"""
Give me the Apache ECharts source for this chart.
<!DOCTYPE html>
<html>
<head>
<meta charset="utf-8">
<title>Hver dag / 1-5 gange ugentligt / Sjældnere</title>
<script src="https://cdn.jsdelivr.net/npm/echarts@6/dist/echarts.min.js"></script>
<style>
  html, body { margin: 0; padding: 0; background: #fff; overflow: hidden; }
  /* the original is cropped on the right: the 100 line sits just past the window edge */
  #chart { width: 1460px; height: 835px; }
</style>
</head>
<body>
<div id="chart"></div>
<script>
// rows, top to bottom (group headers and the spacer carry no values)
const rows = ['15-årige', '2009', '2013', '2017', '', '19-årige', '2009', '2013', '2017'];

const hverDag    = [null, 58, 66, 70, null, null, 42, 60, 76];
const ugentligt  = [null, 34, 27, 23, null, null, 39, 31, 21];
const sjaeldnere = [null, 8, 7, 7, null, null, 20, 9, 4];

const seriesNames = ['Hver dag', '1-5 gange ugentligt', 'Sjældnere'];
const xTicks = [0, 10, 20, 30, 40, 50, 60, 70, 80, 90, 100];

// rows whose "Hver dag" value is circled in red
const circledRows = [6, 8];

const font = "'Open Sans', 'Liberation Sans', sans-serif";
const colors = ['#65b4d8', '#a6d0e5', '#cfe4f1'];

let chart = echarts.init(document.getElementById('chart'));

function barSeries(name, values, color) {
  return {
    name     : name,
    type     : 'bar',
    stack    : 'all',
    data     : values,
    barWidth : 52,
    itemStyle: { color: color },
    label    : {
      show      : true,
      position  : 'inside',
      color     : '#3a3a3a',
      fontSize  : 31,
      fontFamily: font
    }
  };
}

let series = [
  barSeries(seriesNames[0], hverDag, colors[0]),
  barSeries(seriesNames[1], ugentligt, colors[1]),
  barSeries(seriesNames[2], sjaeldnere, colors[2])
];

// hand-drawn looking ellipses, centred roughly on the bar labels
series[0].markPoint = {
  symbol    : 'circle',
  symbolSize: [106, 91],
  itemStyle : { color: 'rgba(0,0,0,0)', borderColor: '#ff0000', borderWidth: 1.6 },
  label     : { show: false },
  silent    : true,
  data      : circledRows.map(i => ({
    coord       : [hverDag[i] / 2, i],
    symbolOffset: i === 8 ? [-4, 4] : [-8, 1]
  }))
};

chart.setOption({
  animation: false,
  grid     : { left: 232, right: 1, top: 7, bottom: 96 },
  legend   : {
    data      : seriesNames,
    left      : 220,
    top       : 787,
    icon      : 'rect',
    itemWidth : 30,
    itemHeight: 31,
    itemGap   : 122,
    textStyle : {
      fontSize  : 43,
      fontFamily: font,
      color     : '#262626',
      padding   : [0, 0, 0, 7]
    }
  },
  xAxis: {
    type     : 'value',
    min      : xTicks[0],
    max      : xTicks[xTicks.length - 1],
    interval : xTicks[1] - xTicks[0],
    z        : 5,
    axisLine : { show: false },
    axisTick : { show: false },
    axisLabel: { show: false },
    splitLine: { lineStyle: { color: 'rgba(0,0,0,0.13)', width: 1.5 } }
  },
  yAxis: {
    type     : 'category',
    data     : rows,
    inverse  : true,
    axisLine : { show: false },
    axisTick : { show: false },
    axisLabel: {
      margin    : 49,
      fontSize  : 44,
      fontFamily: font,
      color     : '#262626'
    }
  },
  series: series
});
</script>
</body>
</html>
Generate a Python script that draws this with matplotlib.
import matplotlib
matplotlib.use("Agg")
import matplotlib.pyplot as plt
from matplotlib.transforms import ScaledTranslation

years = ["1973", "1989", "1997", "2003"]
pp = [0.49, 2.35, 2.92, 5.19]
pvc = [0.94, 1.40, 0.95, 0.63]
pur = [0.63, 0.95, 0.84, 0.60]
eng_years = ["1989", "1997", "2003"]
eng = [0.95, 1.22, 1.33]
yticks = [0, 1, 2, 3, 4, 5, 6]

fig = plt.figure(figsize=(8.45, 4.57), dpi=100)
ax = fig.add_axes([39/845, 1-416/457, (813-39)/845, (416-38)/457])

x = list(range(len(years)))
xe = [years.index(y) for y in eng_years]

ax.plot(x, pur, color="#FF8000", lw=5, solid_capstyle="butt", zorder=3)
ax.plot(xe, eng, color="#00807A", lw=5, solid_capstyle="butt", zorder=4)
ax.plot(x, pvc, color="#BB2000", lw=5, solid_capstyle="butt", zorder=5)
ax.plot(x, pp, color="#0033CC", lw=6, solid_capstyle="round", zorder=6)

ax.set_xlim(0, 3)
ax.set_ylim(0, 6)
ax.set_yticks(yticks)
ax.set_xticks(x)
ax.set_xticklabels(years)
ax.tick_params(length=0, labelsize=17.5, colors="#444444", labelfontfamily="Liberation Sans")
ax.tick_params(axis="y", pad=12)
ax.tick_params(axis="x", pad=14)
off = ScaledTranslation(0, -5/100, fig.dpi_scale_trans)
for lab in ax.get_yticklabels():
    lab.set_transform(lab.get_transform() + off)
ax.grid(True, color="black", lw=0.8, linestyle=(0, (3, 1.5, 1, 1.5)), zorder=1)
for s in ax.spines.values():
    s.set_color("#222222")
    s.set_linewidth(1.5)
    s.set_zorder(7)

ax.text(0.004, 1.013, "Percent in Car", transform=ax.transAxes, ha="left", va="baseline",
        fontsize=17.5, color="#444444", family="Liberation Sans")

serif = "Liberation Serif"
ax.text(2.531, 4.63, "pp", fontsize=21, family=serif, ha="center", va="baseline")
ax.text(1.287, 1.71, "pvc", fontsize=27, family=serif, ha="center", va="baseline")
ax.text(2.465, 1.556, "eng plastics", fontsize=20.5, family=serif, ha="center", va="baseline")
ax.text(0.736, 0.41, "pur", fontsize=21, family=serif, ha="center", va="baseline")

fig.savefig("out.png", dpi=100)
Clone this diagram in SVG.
"""
== What is expected ==
Copy out every line from the material above in which the word "matplotlib" appears.

== Exercise solution ==
Generate a Python script that draws this with matplotlib.
import matplotlib
matplotlib.use("Agg")
import matplotlib.pyplot as plt
from matplotlib.transforms import ScaledTranslation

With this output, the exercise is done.